Friday, they finally received word of an open bed at MGH and off I went in the ambulance with my sister. I didn’t even remember she had been with me until she reminded me. She held my hand and I squeezed each time we went over a bump because each bump hurt so much.
I barely remember meeting the doctor or even the discussions I had with him. The word “cancer” was mentioned, but it still seems surreal to me. I don’t think I really understood what was happening. Laurie, my sister, says I was talking about all my investments and my will and trying to figure out if everything was in order, but I don’t remember doing that. She said I was really scaring her by talking like that, but I honestly only maybe vaguely remember it.
Because there was some sort of cancer diagnosis in the works, the doctor couldn’t operate on my leg immediately.

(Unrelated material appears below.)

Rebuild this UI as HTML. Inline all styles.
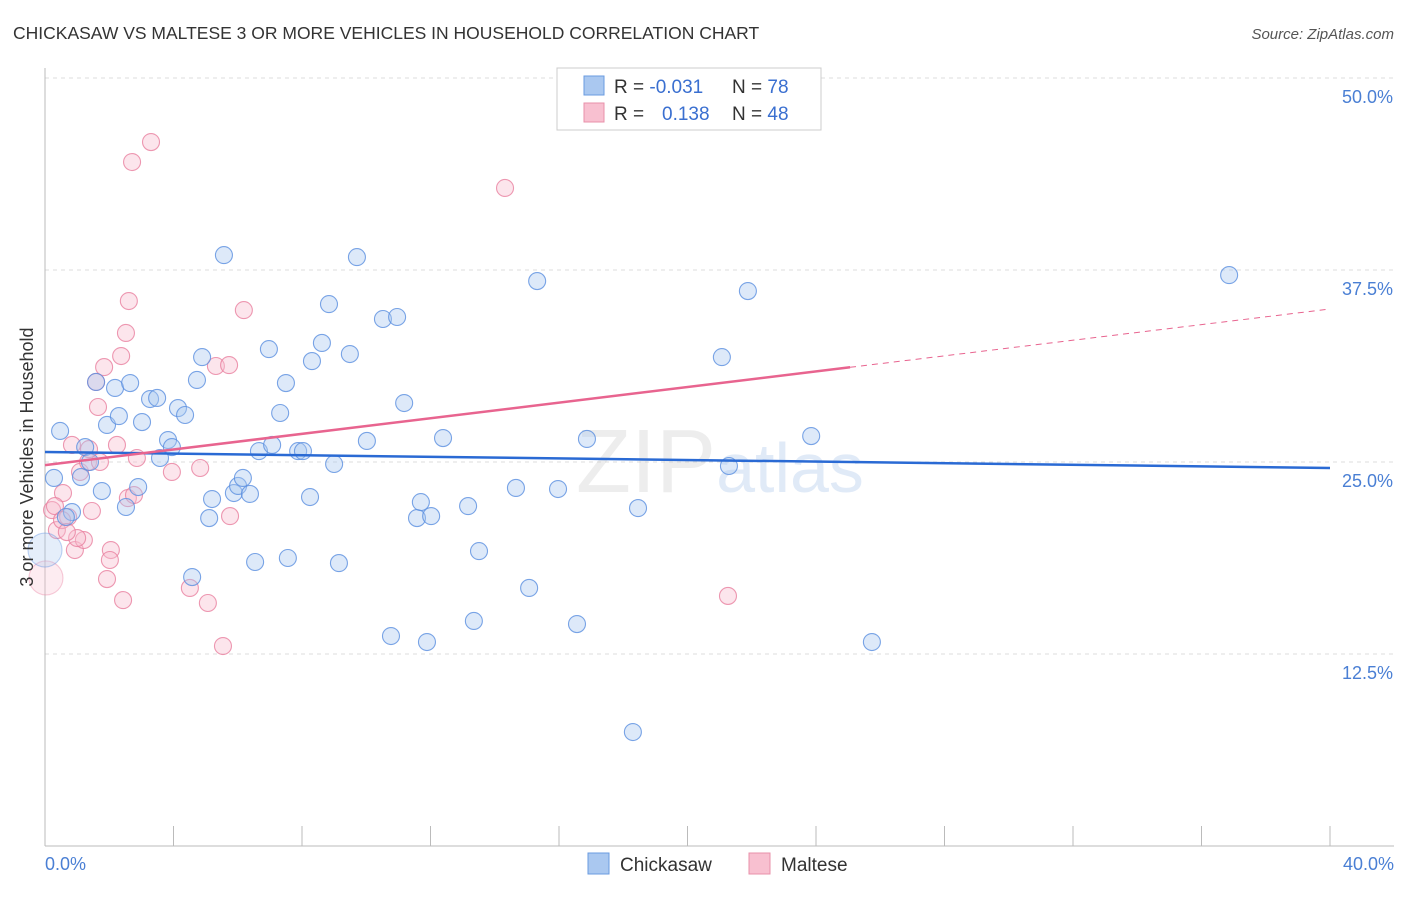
<!DOCTYPE html>
<html><head><meta charset="utf-8">
<style>
body{margin:0;background:#fff;font-family:"Liberation Sans",sans-serif;}
svg text{font-family:"Liberation Sans",sans-serif;}
</style></head>
<body>
<svg id="chart" width="1406" height="892" viewBox="0 0 1406 892">
<text x="13" y="39" font-size="17.5" fill="#333">CHICKASAW VS MALTESE 3 OR MORE VEHICLES IN HOUSEHOLD CORRELATION CHART</text>
<text x="1394" y="39" font-size="15" fill="#555" font-style="italic" text-anchor="end">Source: ZipAtlas.com</text>
<g id="grid"></g>
<line x1="45" y1="68" x2="45" y2="846" stroke="#bbb"/>
<line x1="45" y1="846" x2="1394" y2="846" stroke="#bbb"/>
<g id="xticks"></g>
<g id="ylabels"></g>
<text x="45" y="870" font-size="18" fill="#4a7fd4">0.0%</text>
<text x="1394" y="870" font-size="18" fill="#4a7fd4" text-anchor="end">40.0%</text>
<text x="720" y="492" font-size="90" fill="#ccc" opacity="0.35" text-anchor="middle" font-family="Liberation Serif">ZIP<tspan fill="#a9c4ea" font-family="Liberation Sans" font-size="70">atlas</tspan></text>
<g id="pts"></g>
<g id="trends"></g>
<text transform="translate(33,457) rotate(-90)" font-size="18" fill="#333" text-anchor="middle">3 or more Vehicles in Household</text>
<g>
<rect x="557" y="68" width="264" height="62" fill="#fff" stroke="#ccc"/>
<rect x="584" y="76" width="20" height="19" fill="#aac8f0" stroke="#6a9be0"/>
<rect x="584" y="103" width="20" height="19" fill="#f8c0d0" stroke="#e890aa"/>
<text x="614" y="93" font-size="19" fill="#333">R = <tspan fill="#3a6fd0">-0.031</tspan><tspan x="732">N = </tspan><tspan fill="#3a6fd0">78</tspan></text>
<text x="614" y="120" font-size="19" fill="#333">R = <tspan x="662" fill="#3a6fd0">0.138</tspan><tspan x="732">N = </tspan><tspan fill="#3a6fd0">48</tspan></text>
</g>
<g>
<rect x="588" y="853" width="21" height="21" fill="#aac8f0" stroke="#6a9be0"/>
<text x="620" y="871" font-size="19" fill="#333">Chickasaw</text>
<rect x="749" y="853" width="21" height="21" fill="#f8c0d0" stroke="#e890aa"/>
<text x="781" y="871" font-size="19" fill="#333">Maltese</text>
</g>
</svg>
<script>
const yTicks=[12.5,25,37.5,50];
const yTickLabels=["12.5%","25.0%","37.5%","50.0%"];
const xTicks=[0,4,8,12,16,20,24,28,32,36,40];
const blueX=[0.28,0.47,0.84,1.25,1.59,1.77,1.93,2.18,2.30,2.52,2.65,2.90,3.02,3.27,3.49,3.58,3.83,3.95,4.14,4.36,4.58,4.73,4.89,5.11,5.20,5.57,5.88,6.01,6.16,6.38,6.54,6.66,6.97,7.07,7.32,7.50,7.56,7.88,8.03,8.25,8.31,8.62,8.84,9.00,9.15,9.49,9.71,10.02,10.52,10.77,10.96,11.18,11.58,11.70,11.89,12.02,12.39,13.17,13.35,13.51,14.66,15.07,15.32,15.97,16.56,16.87,18.30,18.46,21.07,21.29,21.88,23.85,25.74,36.86,0.0,0.65,1.40,1.12];
const blueY=[23.96,27.02,21.74,25.97,30.21,23.11,27.41,29.82,27.99,22.07,30.14,23.37,27.60,29.10,29.17,25.26,26.43,25.97,28.51,28.06,17.51,30.34,31.83,21.35,22.59,38.47,22.98,23.44,23.96,22.92,18.49,25.71,32.35,26.11,28.19,30.14,18.75,25.71,25.71,22.72,31.57,32.75,35.28,24.87,18.42,32.03,38.34,26.37,34.31,13.67,34.44,28.84,21.35,22.39,13.28,21.48,26.56,22.13,14.65,19.20,23.31,16.80,36.78,23.24,14.45,26.50,7.42,22.00,31.83,24.74,36.13,26.69,13.28,37.17,19.27,21.42,25.0,24.02];
const pinkX=[0.03,0.22,0.37,0.56,0.72,0.84,0.93,1.09,1.21,1.34,1.46,1.59,1.65,1.71,1.84,1.93,2.05,2.24,2.37,2.43,2.52,2.58,2.61,2.71,2.77,2.86,3.30,3.95,4.51,4.83,5.07,5.32,5.54,5.73,5.76,6.19,14.32,21.26,0.31,0.53,1.00,1.37,0.68,2.02];
const pinkY=[17.45,21.87,20.57,22.98,21.42,26.11,19.27,24.35,19.92,25.0,21.81,30.21,28.58,25.0,31.18,17.38,19.27,26.11,31.90,16.01,33.40,22.65,35.48,44.53,22.85,25.26,45.83,24.35,16.80,24.61,15.82,31.25,13.02,31.31,21.48,34.89,42.84,16.28,22.13,21.22,20.05,25.84,20.44,18.62];
const blueTrend=[25.65,24.61];
const pinkTrend=[24.8,34.96];
const pinkSolidEnd=25.06;
const NS="http://www.w3.org/2000/svg";
const sx=v=>45+v/40*1285, sy=v=>846-v/50*768;
function mk(tag,attrs,parent){const e=document.createElementNS(NS,tag);for(const k in attrs)e.setAttribute(k,attrs[k]);document.getElementById(parent).appendChild(e);return e;}
yTicks.forEach((t,i)=>{
 const l=mk('line',{x1:45,x2:1394,y1:sy(t),y2:sy(t),stroke:'#ddd','stroke-dasharray':'4,4'},'grid');
 
 
 const tx=mk('text',{x:1393,y:sy(t)+25,'font-size':18,fill:'#4a7fd4','text-anchor':'end'},'ylabels');
 tx.textContent=yTickLabels[i];
 
 
});
xTicks.forEach(t=>{
 const l=mk('line',{x1:sx(t),x2:sx(t),y1:826,y2:846,stroke:'#bbb'},'xticks');
 
 
});
function dot(x,y,c,s,r,big){
 return mk('circle',{cx:sx(x),cy:sy(y),r:r,fill:c,'fill-opacity':big?0.3:0.4,stroke:s,'stroke-opacity':big?0.4:0.8,'stroke-width':1.1},'pts');
}
pinkX.forEach((x,i)=>{
 const e=dot(x,pinkY[i],'#f8bfd0','#e8809f',i===0?17:8.5,i===0);
 
 
});
blueX.forEach((x,i)=>{
 const e=dot(x,blueY[i],'#aac8f0','#5a8ee0',i===74?17:8.5,i===74);
 
 
});
const bl=mk('line',{x1:sx(0),y1:sy(blueTrend[0]),x2:sx(40),y2:sy(blueTrend[1]),stroke:'#2a6ad4','stroke-width':2.5},'trends');


const pm=pinkTrend[0]+(pinkTrend[1]-pinkTrend[0])*pinkSolidEnd/40;
const pl=mk('line',{x1:sx(0),y1:sy(pinkTrend[0]),x2:sx(pinkSolidEnd),y2:sy(pm),stroke:'#e8648f','stroke-width':2.5},'trends');


const pd=mk('line',{x1:sx(pinkSolidEnd),y1:sy(pm),x2:sx(40),y2:sy(pinkTrend[1]),stroke:'#e8648f','stroke-width':1,'stroke-dasharray':'6,5'},'trends');


</script>
</body></html>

Putting a rod through the bone of someone with cancer in their leg would spread the cancer so there would be no fixing of the bone until an official diagnosis was handed down. In the meantime, he put an external fixator on my leg so I wouldn’t have to be in traction anymore.
It’s a type of traction, but it’s fixed so no one can knock it. It’s an external rod that is attached to my bone at the top and the bottom and set to a fixed length so my leg is fixed. The doctor did that on Sunday night, I believe. It might have been a little better, but it still wasn’t great and I was still on lots of pain killers and I still have memory gaps from that time.
I remember I missed my kids and I was worried about them tremendously. They didn’t want to come to the hospital and it wouldn’t have been good for them to see me in that kind of pain so they did not visit. It was very hard for all three of us.
Since my ex-husband and I split up, the girls and I have been a team especially because their dad is so far away. Besides that, they were still little. When this all started, they were 5 ½ and almost 7; kindergarten and second grade. And, even when they were babies and Jeff and I were still together, I was a stay-at-home Mom so they were always with me. Now they had to get used to a new house, new schools, new friends, no Mom and Duncan’s rules. It was just as hard, if not harder, for Duncan, too.